GIVEN EXERCISE:
Write the listing below out again exactly, dropping the images.

SOURCE MATERIAL:
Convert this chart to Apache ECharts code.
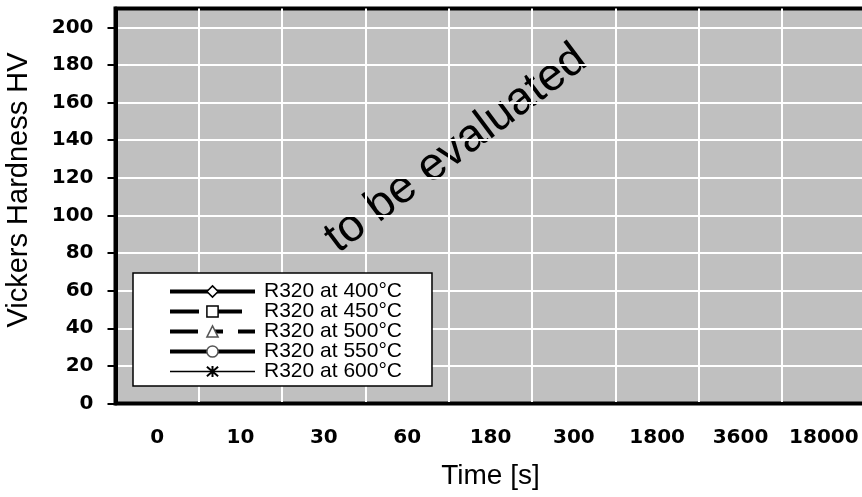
<!DOCTYPE html>
<html>
<head>
<meta charset="utf-8">
<title>Vickers Hardness</title>
<script src="https://cdn.jsdelivr.net/npm/echarts@6/dist/echarts.min.js"></script>
<style>
  html, body { margin: 0; padding: 0; background: #fff; }
  #chart { width: 862px; height: 497px; }
</style>
</head>
<body>
<div id="chart"></div>
<script>
// time categories on the x axis (s)
var timeLabels = ['0', '10', '30', '60', '180', '300', '1800', '3600', '18000']
// y ticks
var yTicks = [0, 20, 40, 60, 80, 100, 120, 140, 160, 180, 200]
var seriesNames = ['R320 at 400°C', 'R320 at 450°C', 'R320 at 500°C', 'R320 at 550°C', 'R320 at 600°C']
// no measurements yet - "to be evaluated"
var hv400 = []
var hv450 = []
var hv500 = []
var hv550 = []
var hv600 = []

// per series look: symbol, line width, dash, marker border colour
var looks = [
  { symbol: 'diamond', width: 4, type: 'solid', mark: '#000' },
  { symbol: 'rect', width: 4, type: [29, 14], mark: '#000' },
  { symbol: 'triangle', width: 4, type: [28, 15, 10, 15], mark: '#555' },
  { symbol: 'circle', width: 4, type: 'solid', mark: '#555' },
  { symbol: 'path://M0,0L10,10M10,0L0,10M5,-1L5,11', width: 1.5, type: 'solid', mark: '#000' }
]
var allValues = [hv400, hv450, hv500, hv550, hv600]

var myChart = echarts.init(document.getElementById('chart'))

var series = []
var legendData = []
seriesNames.forEach(function (name, i) {
  var lk = looks[i]
  series.push({
    name: name,
    type: 'line',
    data: allValues[i],
    symbol: lk.symbol,
    symbolSize: 10,
    color: '#000',
    lineStyle: { color: '#000', width: lk.width, type: lk.type },
    itemStyle: { color: '#fff', borderColor: lk.mark, borderWidth: 1.5 }
  })
  legendData.push({
    name: name,
    lineStyle: { color: '#000', width: lk.width, type: lk.type },
    itemStyle: { color: '#fff', borderColor: lk.mark, borderWidth: lk.symbol.indexOf('path') === 0 ? 2 : 1.5 }
  })
})

var option = {
  animation: false,
  grid: {
    left: 115.5,
    top: 8.5,
    width: 750,
    height: 395,
    containLabel: false,
    outerBoundsMode: 'none',
    show: true,
    backgroundColor: '#c0c0c0',
    borderColor: '#000',
    borderWidth: 4
  },
  legend: {
    orient: 'vertical',
    left: 133,
    top: 273,
    backgroundColor: '#fff',
    borderColor: '#000',
    borderWidth: 1.5,
    padding: [8, 30, 4, 35],
    itemGap: -1,
    itemWidth: 85,
    itemHeight: 14,
    textStyle: {
      fontFamily: 'Liberation Sans',
      fontSize: 21,
      lineHeight: 19,
      color: '#000',
      padding: [0, 0, 0, 4]
    },
    data: legendData
  },
  xAxis: {
    type: 'category',
    data: timeLabels,
    boundaryGap: true,
    name: 'Time [s]',
    nameLocation: 'middle',
    nameGap: 59,
    nameTextStyle: { fontFamily: 'Liberation Sans', fontSize: 28, color: '#000' },
    axisLine: { lineStyle: { color: '#000', width: 3 } },
    axisTick: { interval: 1, length: 8, lineStyle: { color: '#000', width: 2 } },
    axisLabel: {
      interval: 0,
      margin: 24,
      fontFamily: 'DejaVu Sans',
      fontWeight: 'bold',
      fontSize: 20,
      color: '#000'
    },
    splitLine: { show: true, interval: 0, lineStyle: { color: '#fff', width: 2 } }
  },
  yAxis: {
    type: 'value',
    min: 0,
    max: 210,
    interval: 20,
    name: 'Vickers Hardness HV',
    nameLocation: 'middle',
    nameGap: 82,
    nameTextStyle: { fontFamily: 'Liberation Sans', fontSize: 29, color: '#000', padding: [0, 0, 0, 32] },
    axisLine: { show: true, lineStyle: { color: '#000', width: 4 } },
    axisTick: { show: true, length: 8, customValues: yTicks, lineStyle: { color: '#000', width: 2 } },
    axisLabel: {
      customValues: yTicks,
      margin: 22,
      fontFamily: 'DejaVu Sans',
      fontWeight: 'bold',
      fontSize: 20,
      color: '#000'
    },
    splitLine: { show: true, lineStyle: { color: '#fff', width: 2 } }
  },
  graphic: [{
    type: 'text',
    x: 456,
    y: 149,
    rotation: 37 * Math.PI / 180,
    style: {
      text: 'to be evaluated',
      fontFamily: 'Liberation Sans',
      fontSize: 46,
      fill: '#000',
      align: 'center',
      verticalAlign: 'middle'
    }
  }],
  series: series
}
myChart.setOption(option)
</script>
</body>
</html>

TASK SOLUTION:
Convert this chart to Apache ECharts code.
<!DOCTYPE html>
<html>
<head>
<meta charset="utf-8">
<title>Vickers Hardness</title>
<script src="https://cdn.jsdelivr.net/npm/echarts@6/dist/echarts.min.js"></script>
<style>
  html, body { margin: 0; padding: 0; background: #fff; }
  #chart { width: 862px; height: 497px; }
</style>
</head>
<body>
<div id="chart"></div>
<script>
// time categories on the x axis (s)
var timeLabels = ['0', '10', '30', '60', '180', '300', '1800', '3600', '18000']
// y ticks
var yTicks = [0, 20, 40, 60, 80, 100, 120, 140, 160, 180, 200]
var seriesNames = ['R320 at 400°C', 'R320 at 450°C', 'R320 at 500°C', 'R320 at 550°C', 'R320 at 600°C']
// no measurements yet - "to be evaluated"
var hv400 = []
var hv450 = []
var hv500 = []
var hv550 = []
var hv600 = []

// per series look: symbol, line width, dash, marker border colour
var looks = [
  { symbol: 'diamond', width: 4, type: 'solid', mark: '#000' },
  { symbol: 'rect', width: 4, type: [29, 14], mark: '#000' },
  { symbol: 'triangle', width: 4, type: [28, 15, 10, 15], mark: '#555' },
  { symbol: 'circle', width: 4, type: 'solid', mark: '#555' },
  { symbol: 'path://M0,0L10,10M10,0L0,10M5,-1L5,11', width: 1.5, type: 'solid', mark: '#000' }
]
var allValues = [hv400, hv450, hv500, hv550, hv600]

var myChart = echarts.init(document.getElementById('chart'))

var series = []
var legendData = []
seriesNames.forEach(function (name, i) {
  var lk = looks[i]
  series.push({
    name: name,
    type: 'line',
    data: allValues[i],
    symbol: lk.symbol,
    symbolSize: 10,
    color: '#000',
    lineStyle: { color: '#000', width: lk.width, type: lk.type },
    itemStyle: { color: '#fff', borderColor: lk.mark, borderWidth: 1.5 }
  })
  legendData.push({
    name: name,
    lineStyle: { color: '#000', width: lk.width, type: lk.type },
    itemStyle: { color: '#fff', borderColor: lk.mark, borderWidth: lk.symbol.indexOf('path') === 0 ? 2 : 1.5 }
  })
})

var option = {
  animation: false,
  grid: {
    left: 115.5,
    top: 8.5,
    width: 750,
    height: 395,
    containLabel: false,
    outerBoundsMode: 'none',
    show: true,
    backgroundColor: '#c0c0c0',
    borderColor: '#000',
    borderWidth: 4
  },
  legend: {
    orient: 'vertical',
    left: 133,
    top: 273,
    backgroundColor: '#fff',
    borderColor: '#000',
    borderWidth: 1.5,
    padding: [8, 30, 4, 35],
    itemGap: -1,
    itemWidth: 85,
    itemHeight: 14,
    textStyle: {
      fontFamily: 'Liberation Sans',
      fontSize: 21,
      lineHeight: 19,
      color: '#000',
      padding: [0, 0, 0, 4]
    },
    data: legendData
  },
  xAxis: {
    type: 'category',
    data: timeLabels,
    boundaryGap: true,
    name: 'Time [s]',
    nameLocation: 'middle',
    nameGap: 59,
    nameTextStyle: { fontFamily: 'Liberation Sans', fontSize: 28, color: '#000' },
    axisLine: { lineStyle: { color: '#000', width: 3 } },
    axisTick: { interval: 1, length: 8, lineStyle: { color: '#000', width: 2 } },
    axisLabel: {
      interval: 0,
      margin: 24,
      fontFamily: 'DejaVu Sans',
      fontWeight: 'bold',
      fontSize: 20,
      color: '#000'
    },
    splitLine: { show: true, interval: 0, lineStyle: { color: '#fff', width: 2 } }
  },
  yAxis: {
    type: 'value',
    min: 0,
    max: 210,
    interval: 20,
    name: 'Vickers Hardness HV',
    nameLocation: 'middle',
    nameGap: 82,
    nameTextStyle: { fontFamily: 'Liberation Sans', fontSize: 29, color: '#000', padding: [0, 0, 0, 32] },
    axisLine: { show: true, lineStyle: { color: '#000', width: 4 } },
    axisTick: { show: true, length: 8, customValues: yTicks, lineStyle: { color: '#000', width: 2 } },
    axisLabel: {
      customValues: yTicks,
      margin: 22,
      fontFamily: 'DejaVu Sans',
      fontWeight: 'bold',
      fontSize: 20,
      color: '#000'
    },
    splitLine: { show: true, lineStyle: { color: '#fff', width: 2 } }
  },
  graphic: [{
    type: 'text',
    x: 456,
    y: 149,
    rotation: 37 * Math.PI / 180,
    style: {
      text: 'to be evaluated',
      fontFamily: 'Liberation Sans',
      fontSize: 46,
      fill: '#000',
      align: 'center',
      verticalAlign: 'middle'
    }
  }],
  series: series
}
myChart.setOption(option)
</script>
</body>
</html>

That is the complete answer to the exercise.